__Source data__:
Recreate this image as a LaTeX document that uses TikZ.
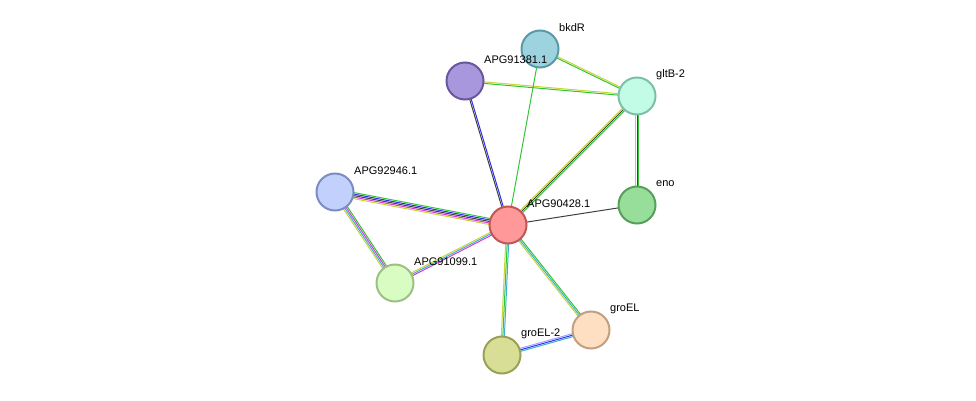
\documentclass[tikz,border=0pt]{standalone}
\usepackage{fontspec}
\setmainfont{Liberation Sans}
\usetikzlibrary{calc,positioning}
\pgfdeclarelayer{bg}
\pgfsetlayers{bg,main}
\definecolor{lgreen}{HTML}{33C433}
\definecolor{lyellow}{HTML}{C6D534}
\definecolor{lmag}{HTML}{D838D8}
\definecolor{lcyan}{HTML}{3AB0D4}
\definecolor{lblue}{HTML}{2E2EEE}
\definecolor{lgray}{HTML}{404040}
\definecolor{lviol}{HTML}{A0A0FF}
\tikzset{
  prot/.style 2 args={circle,minimum size=37pt,inner sep=0pt,line width=2pt,
    /utils/exec={\definecolor{pf}{HTML}{#1}\definecolor{pd}{HTML}{#2}},fill=pf,draw=pd},
  lbl/.style={font=\fontsize{11}{13}\selectfont,anchor=west,inner sep=0pt},
  ln/.style={line width=1pt}
}
% #1,#2 nodes; #3 list of offset/colour
\newcommand\plink[3]{%
  \foreach \o/\col in {#3} {
    \draw[ln,\col] ($(#1)!\o*1.5pt!90:(#2)$) -- ($(#2)!\o*1.5pt!-90:(#1)$);
  }}
\begin{document}
\begin{tikzpicture}[x=1pt,y=-1pt]
\useasboundingbox (0,0) rectangle (976,401);
% proteins
\node[prot={9DD3DF}{5B98A8}] (bkdR) at (540,49) {};
\node[prot={A997DE}{6A56A0}] (a81) at (465,81) {};
\node[prot={C2FCE6}{7CC0A6}] (gltB) at (637,96) {};
\node[prot={C1D1FC}{7B8CC4}] (a46) at (335,192) {};
\node[prot={FF9898}{C25555}] (a28) at (508,225) {};
\node[prot={98DE9B}{589E5B}] (eno) at (637,205) {};
\node[prot={D9FCC2}{9BC082}] (a99) at (395,283) {};
\node[prot={FFDFC1}{C0A080}] (groEL) at (591,330) {};
\node[prot={D9DE96}{9AA058}] (groEL2) at (502,355) {};
% labels
\foreach \n/\t in {bkdR/bkdR,a81/APG91381.1,gltB/gltB-2,a46/APG92946.1,a28/APG90428.1,eno/eno,a99/APG91099.1,groEL/groEL,groEL2/groEL-2}
  \node[lbl] (l-\n) at ([shift={(19pt,21pt)}]\n.center) {\t};
% links
\begin{pgfonlayer}{bg}
\plink{bkdR}{gltB}{-0.5/lgreen,0.5/lyellow}
\plink{a81}{gltB}{-0.5/lgreen,0.5/lyellow}
\plink{bkdR}{a28}{0/lgreen}
\plink{a81}{a28}{-0.5/lgray,0.5/lblue}
\plink{gltB}{a28}{-1/lyellow,0/lgray,1/lgreen}
\plink{gltB}{eno}{-1/lyellow,0/lgray,1/lgreen}
\plink{eno}{a28}{0/lgray}
\plink{a46}{a28}{-2/lyellow,-1/lmag,0/lgray,1/lblue,2/lgreen}
\plink{a46}{a99}{-1.5/lyellow,-0.5/lcyan,0.5/lmag,1.5/lgreen}
\plink{a99}{a28}{-1/lmag,0/lcyan,1/lyellow}
\plink{a28}{groEL2}{-1/lyellow,0/lgreen,1/lcyan}
\plink{a28}{groEL}{-1/lyellow,0/lcyan,1/lgreen}
\plink{groEL2}{groEL}{-1/lcyan,0/lblue,1/lviol}
\end{pgfonlayer}
\end{tikzpicture}
\end{document}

__Exercise objective__: Reproduce the data word for word, excluding its pictures.

__Answer to the exercise__:
Recreate this image as a LaTeX document that uses TikZ.
\documentclass[tikz,border=0pt]{standalone}
\usepackage{fontspec}
\setmainfont{Liberation Sans}
\usetikzlibrary{calc,positioning}
\pgfdeclarelayer{bg}
\pgfsetlayers{bg,main}
\definecolor{lgreen}{HTML}{33C433}
\definecolor{lyellow}{HTML}{C6D534}
\definecolor{lmag}{HTML}{D838D8}
\definecolor{lcyan}{HTML}{3AB0D4}
\definecolor{lblue}{HTML}{2E2EEE}
\definecolor{lgray}{HTML}{404040}
\definecolor{lviol}{HTML}{A0A0FF}
\tikzset{
  prot/.style 2 args={circle,minimum size=37pt,inner sep=0pt,line width=2pt,
    /utils/exec={\definecolor{pf}{HTML}{#1}\definecolor{pd}{HTML}{#2}},fill=pf,draw=pd},
  lbl/.style={font=\fontsize{11}{13}\selectfont,anchor=west,inner sep=0pt},
  ln/.style={line width=1pt}
}
% #1,#2 nodes; #3 list of offset/colour
\newcommand\plink[3]{%
  \foreach \o/\col in {#3} {
    \draw[ln,\col] ($(#1)!\o*1.5pt!90:(#2)$) -- ($(#2)!\o*1.5pt!-90:(#1)$);
  }}
\begin{document}
\begin{tikzpicture}[x=1pt,y=-1pt]
\useasboundingbox (0,0) rectangle (976,401);
% proteins
\node[prot={9DD3DF}{5B98A8}] (bkdR) at (540,49) {};
\node[prot={A997DE}{6A56A0}] (a81) at (465,81) {};
\node[prot={C2FCE6}{7CC0A6}] (gltB) at (637,96) {};
\node[prot={C1D1FC}{7B8CC4}] (a46) at (335,192) {};
\node[prot={FF9898}{C25555}] (a28) at (508,225) {};
\node[prot={98DE9B}{589E5B}] (eno) at (637,205) {};
\node[prot={D9FCC2}{9BC082}] (a99) at (395,283) {};
\node[prot={FFDFC1}{C0A080}] (groEL) at (591,330) {};
\node[prot={D9DE96}{9AA058}] (groEL2) at (502,355) {};
% labels
\foreach \n/\t in {bkdR/bkdR,a81/APG91381.1,gltB/gltB-2,a46/APG92946.1,a28/APG90428.1,eno/eno,a99/APG91099.1,groEL/groEL,groEL2/groEL-2}
  \node[lbl] (l-\n) at ([shift={(19pt,21pt)}]\n.center) {\t};
% links
\begin{pgfonlayer}{bg}
\plink{bkdR}{gltB}{-0.5/lgreen,0.5/lyellow}
\plink{a81}{gltB}{-0.5/lgreen,0.5/lyellow}
\plink{bkdR}{a28}{0/lgreen}
\plink{a81}{a28}{-0.5/lgray,0.5/lblue}
\plink{gltB}{a28}{-1/lyellow,0/lgray,1/lgreen}
\plink{gltB}{eno}{-1/lyellow,0/lgray,1/lgreen}
\plink{eno}{a28}{0/lgray}
\plink{a46}{a28}{-2/lyellow,-1/lmag,0/lgray,1/lblue,2/lgreen}
\plink{a46}{a99}{-1.5/lyellow,-0.5/lcyan,0.5/lmag,1.5/lgreen}
\plink{a99}{a28}{-1/lmag,0/lcyan,1/lyellow}
\plink{a28}{groEL2}{-1/lyellow,0/lgreen,1/lcyan}
\plink{a28}{groEL}{-1/lyellow,0/lcyan,1/lgreen}
\plink{groEL2}{groEL}{-1/lcyan,0/lblue,1/lviol}
\end{pgfonlayer}
\end{tikzpicture}
\end{document}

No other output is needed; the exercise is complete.